JOB —
Reproduce exactly, with no pictures, each line from the opening of the material down through the line containing "780.6, 774.1, 767.9, 755.5, 743.4, 730.9, 718.5]".

MATERIAL —

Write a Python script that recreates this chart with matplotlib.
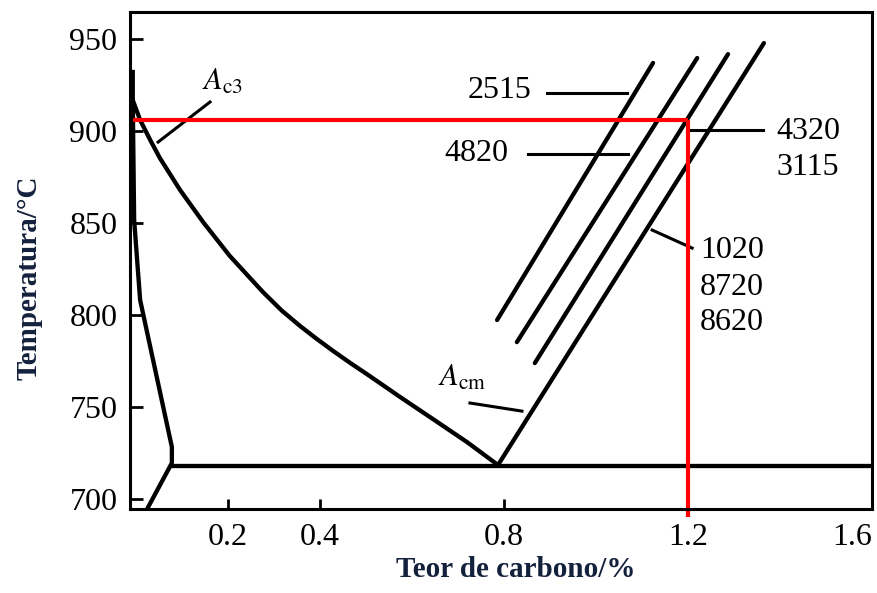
import matplotlib
matplotlib.use("Agg")
import matplotlib.pyplot as plt

plt.rcParams["font.family"] = ["Liberation Serif", "DejaVu Serif"]
plt.rcParams["mathtext.fontset"] = "stix"

# Ac3 line (carbon %, temperature C)
ac3_c = [-0.007, 0.009, 0.031, 0.052, 0.096, 0.146, 0.204, 0.276, 0.317, 0.357, 0.391,
         0.428, 0.465, 0.502, 0.574, 0.646, 0.720, 0.787]
ac3_t = [916.8, 906.0, 895.1, 885.3, 867.9, 850.5, 832.1, 812.5, 802.4, 794.0, 787.4,
         780.6, 774.1, 767.9, 755.5, 743.4, 730.9, 718.5]

# ferrite boundary on the low carbon side
alpha_c = [-0.007, -0.007, -0.004, 0.009, 0.078, 0.078, 0.024]
alpha_t = [932.1, 916.8, 851.6, 808.2, 728.3, 719.6, 694.5]

# eutectoid line
eut_c = [0.078, 1.6]
eut_t = [718.0, 718.0]

# Acm lines for each steel grade group
grades = ["2515", "4820", "4320", "1020"]
acm_c = {"2515": [0.785, 1.124], "4820": [0.828, 1.220], "4320": [0.867, 1.287], "1020": [0.787, 1.365]}
acm_t = {"2515": [797.3, 937.0], "4820": [785.3, 939.7], "4320": [773.9, 941.8], "1020": [718.5, 947.8]}

# label leaders
leaders = [
    ([0.048, 0.161], [894.0, 915.8]),   # Ac3
    ([0.726, 0.839], [752.2, 747.8]),   # Acm
    ([0.893, 1.067], [920.7, 920.7]),   # 2515
    ([0.852, 1.070], [887.5, 887.5]),   # 4820
    ([1.200, 1.363], [900.5, 900.5]),   # 4320 / 3115
    ([1.122, 1.209], [846.2, 836.4]),   # 1020 / 8720 / 8620
]
grade_text = ["2515", "4820", "4320", "3115", "1020", "8720", "8620"]
grade_x = [0.791, 0.739, 1.461, 1.461, 1.296, 1.296, 1.296]
grade_y = [922.3, 888.0, 899.5, 880.4, 835.3, 815.2, 796.2]

# chosen composition / temperature
sel_c = 1.2
sel_t = 906.0

yticks = [700, 750, 800, 850, 900, 950]
xticks = [0.2, 0.4, 0.8, 1.2, 1.6]
xticklabels = ["0.2", "0.4", "0.8", "1.2", "1.6"]

fig = plt.figure(figsize=(8.78, 5.93), dpi=100)
ax = fig.add_axes([130 / 878, 84 / 593, 742 / 878, 497 / 593])

lw = 3.1
ax.plot(ac3_c, ac3_t, color="black", lw=lw, solid_joinstyle="round")
ax.plot(alpha_c, alpha_t, color="black", lw=lw, solid_joinstyle="miter")
ax.plot(eut_c, eut_t, color="black", lw=lw)
for g in grades:
    ax.plot(acm_c[g], acm_t[g], color="black", lw=lw, solid_capstyle="round")
for lx, ly in leaders:
    ax.plot(lx, ly, color="black", lw=2.2)

for s, x, y in zip(grade_text, grade_x, grade_y):
    ax.text(x, y, s, fontsize=23, ha="center", va="center")
ax.text(0.187, 926.6, r"$A_{\mathrm{c3}}$", fontsize=22, ha="center", va="center")
ax.text(0.709, 765.8, r"$A_{\mathrm{cm}}$", fontsize=22, ha="center", va="center")

# selected point marked in red
ax.plot([-0.007, sel_c], [sel_t, sel_t], color="red", lw=3, solid_capstyle="butt")
ax.plot([sel_c, sel_c], [sel_t, 690], color="red", lw=3, solid_capstyle="butt", clip_on=False)

ax.set_xlim(-0.013, 1.6)
ax.set_ylim(694.6, 964.7)
ax.set_yticks(yticks)
ax.set_xticks(xticks)
ax.set_xticklabels(xticklabels)
ax.get_xticklabels()[-1].set_horizontalalignment("right")
ax.tick_params(axis="y", direction="in", length=9, width=2, labelsize=23, pad=9)
ax.tick_params(axis="x", direction="in", length=7, width=2, labelsize=23, pad=10)
for sp in ax.spines.values():
    sp.set_linewidth(2.2)

ax.set_xlabel("Teor de carbono/%", fontsize=21, fontweight="bold", color="#14213d")
ax.set_ylabel("Temperatura/\u00b0C", fontsize=21, fontweight="bold", color="#14213d")
ax.xaxis.set_label_coords(0.520, -0.095)
ax.yaxis.set_label_coords(-0.118, 0.465)

fig.savefig("out.png", dpi=100)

EXERCISE RESULT —
Write a Python script that recreates this chart with matplotlib.
import matplotlib
matplotlib.use("Agg")
import matplotlib.pyplot as plt

plt.rcParams["font.family"] = ["Liberation Serif", "DejaVu Serif"]
plt.rcParams["mathtext.fontset"] = "stix"

# Ac3 line (carbon %, temperature C)
ac3_c = [-0.007, 0.009, 0.031, 0.052, 0.096, 0.146, 0.204, 0.276, 0.317, 0.357, 0.391,
         0.428, 0.465, 0.502, 0.574, 0.646, 0.720, 0.787]
ac3_t = [916.8, 906.0, 895.1, 885.3, 867.9, 850.5, 832.1, 812.5, 802.4, 794.0, 787.4,
         780.6, 774.1, 767.9, 755.5, 743.4, 730.9, 718.5]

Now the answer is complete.